▶ **Short problem**
Set down the data below without change, skipping the pictures it holds.
==============================
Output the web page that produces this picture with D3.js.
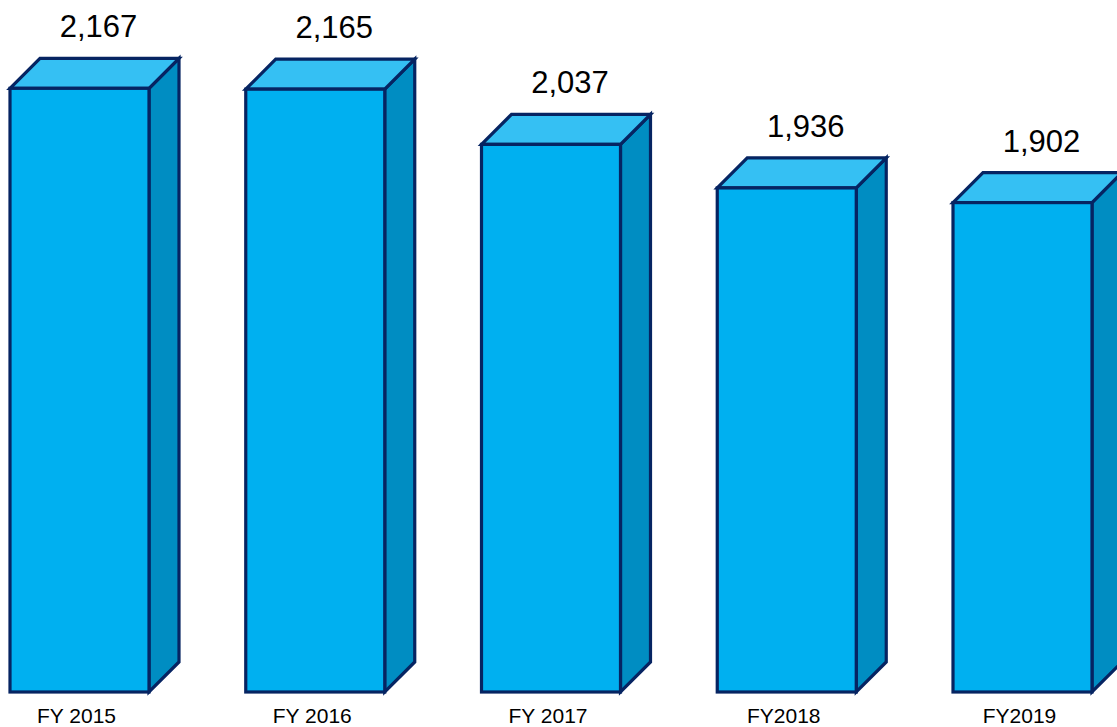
<!DOCTYPE html>
<html>
<head>
<meta charset="utf-8">
<script src="https://cdn.jsdelivr.net/npm/d3@7"></script>
<style>
  html, body { margin: 0; padding: 0; background: #fff; }
  svg { display: block; }
</style>
</head>
<body>
<svg id="chart" width="1117" height="727"></svg>
<script>
const categories = ["FY 2015", "FY 2016", "FY 2017", "FY2018", "FY2019"];
const values = [2167, 2165, 2037, 1936, 1902];
const valueLabels = ["2,167", "2,165", "2,037", "1,936", "1,902"];

const W = 1117, H = 727;
const svg = d3.select("#chart");

const baseY = 692;
const depth = 30;
const barW = 139;

const x = d3.scalePoint().domain(categories).range([79.5, 1022.5]);
const y = d3.scaleLinear().domain([767, 2200]).range([baseY, 74.1]);

const stroke = "#062462";
const sw = 3.2;

const g = svg.append("g");

categories.forEach((c, i) => {
  const cx = x(c);
  const x0 = cx - barW / 2, x1 = cx + barW / 2;
  const yt = y(values[i]), yb = baseY;
  const bar = g.append("g");
  // side face
  bar.append("polygon")
    .attr("points", [[x1, yt], [x1 + depth, yt - depth], [x1 + depth, yb - depth], [x1, yb]].map(p => p.join(",")).join(" "))
    .attr("fill", "#008dc2").attr("stroke", stroke).attr("stroke-width", sw).attr("stroke-linejoin", "miter");
  // top face
  bar.append("polygon")
    .attr("points", [[x0, yt], [x0 + depth, yt - depth], [x1 + depth, yt - depth], [x1, yt]].map(p => p.join(",")).join(" "))
    .attr("fill", "#35c0f3").attr("stroke", stroke).attr("stroke-width", sw).attr("stroke-linejoin", "miter");
  // front face
  bar.append("rect")
    .attr("x", x0).attr("y", yt).attr("width", barW).attr("height", yb - yt)
    .attr("fill", "#00b0f0").attr("stroke", stroke).attr("stroke-width", sw);
  // value label
  svg.append("text")
    .attr("x", cx + depth / 2 + 4)
    .attr("y", yt - depth - 21)
    .attr("text-anchor", "middle")
    .attr("font-family", "Liberation Sans, Arial, sans-serif")
    .attr("font-size", 31)
    .attr("fill", "#000")
    .text(valueLabels[i]);
  // category label
  svg.append("text")
    .attr("x", cx - 3)
    .attr("y", 723)
    .attr("text-anchor", "middle")
    .attr("font-family", "Liberation Sans, Arial, sans-serif")
    .attr("font-size", 21)
    .attr("fill", "#000")
    .text(c);
});
</script>
</body>
</html>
==============================
▶ **Written answer**
Output the web page that produces this picture with D3.js.
<!DOCTYPE html>
<html>
<head>
<meta charset="utf-8">
<script src="https://cdn.jsdelivr.net/npm/d3@7"></script>
<style>
  html, body { margin: 0; padding: 0; background: #fff; }
  svg { display: block; }
</style>
</head>
<body>
<svg id="chart" width="1117" height="727"></svg>
<script>
const categories = ["FY 2015", "FY 2016", "FY 2017", "FY2018", "FY2019"];
const values = [2167, 2165, 2037, 1936, 1902];
const valueLabels = ["2,167", "2,165", "2,037", "1,936", "1,902"];

const W = 1117, H = 727;
const svg = d3.select("#chart");

const baseY = 692;
const depth = 30;
const barW = 139;

const x = d3.scalePoint().domain(categories).range([79.5, 1022.5]);
const y = d3.scaleLinear().domain([767, 2200]).range([baseY, 74.1]);

const stroke = "#062462";
const sw = 3.2;

const g = svg.append("g");

categories.forEach((c, i) => {
  const cx = x(c);
  const x0 = cx - barW / 2, x1 = cx + barW / 2;
  const yt = y(values[i]), yb = baseY;
  const bar = g.append("g");
  // side face
  bar.append("polygon")
    .attr("points", [[x1, yt], [x1 + depth, yt - depth], [x1 + depth, yb - depth], [x1, yb]].map(p => p.join(",")).join(" "))
    .attr("fill", "#008dc2").attr("stroke", stroke).attr("stroke-width", sw).attr("stroke-linejoin", "miter");
  // top face
  bar.append("polygon")
    .attr("points", [[x0, yt], [x0 + depth, yt - depth], [x1 + depth, yt - depth], [x1, yt]].map(p => p.join(",")).join(" "))
    .attr("fill", "#35c0f3").attr("stroke", stroke).attr("stroke-width", sw).attr("stroke-linejoin", "miter");
  // front face
  bar.append("rect")
    .attr("x", x0).attr("y", yt).attr("width", barW).attr("height", yb - yt)
    .attr("fill", "#00b0f0").attr("stroke", stroke).attr("stroke-width", sw);
  // value label
  svg.append("text")
    .attr("x", cx + depth / 2 + 4)
    .attr("y", yt - depth - 21)
    .attr("text-anchor", "middle")
    .attr("font-family", "Liberation Sans, Arial, sans-serif")
    .attr("font-size", 31)
    .attr("fill", "#000")
    .text(valueLabels[i]);
  // category label
  svg.append("text")
    .attr("x", cx - 3)
    .attr("y", 723)
    .attr("text-anchor", "middle")
    .attr("font-family", "Liberation Sans, Arial, sans-serif")
    .attr("font-size", 21)
    .attr("fill", "#000")
    .text(c);
});
</script>
</body>
</html>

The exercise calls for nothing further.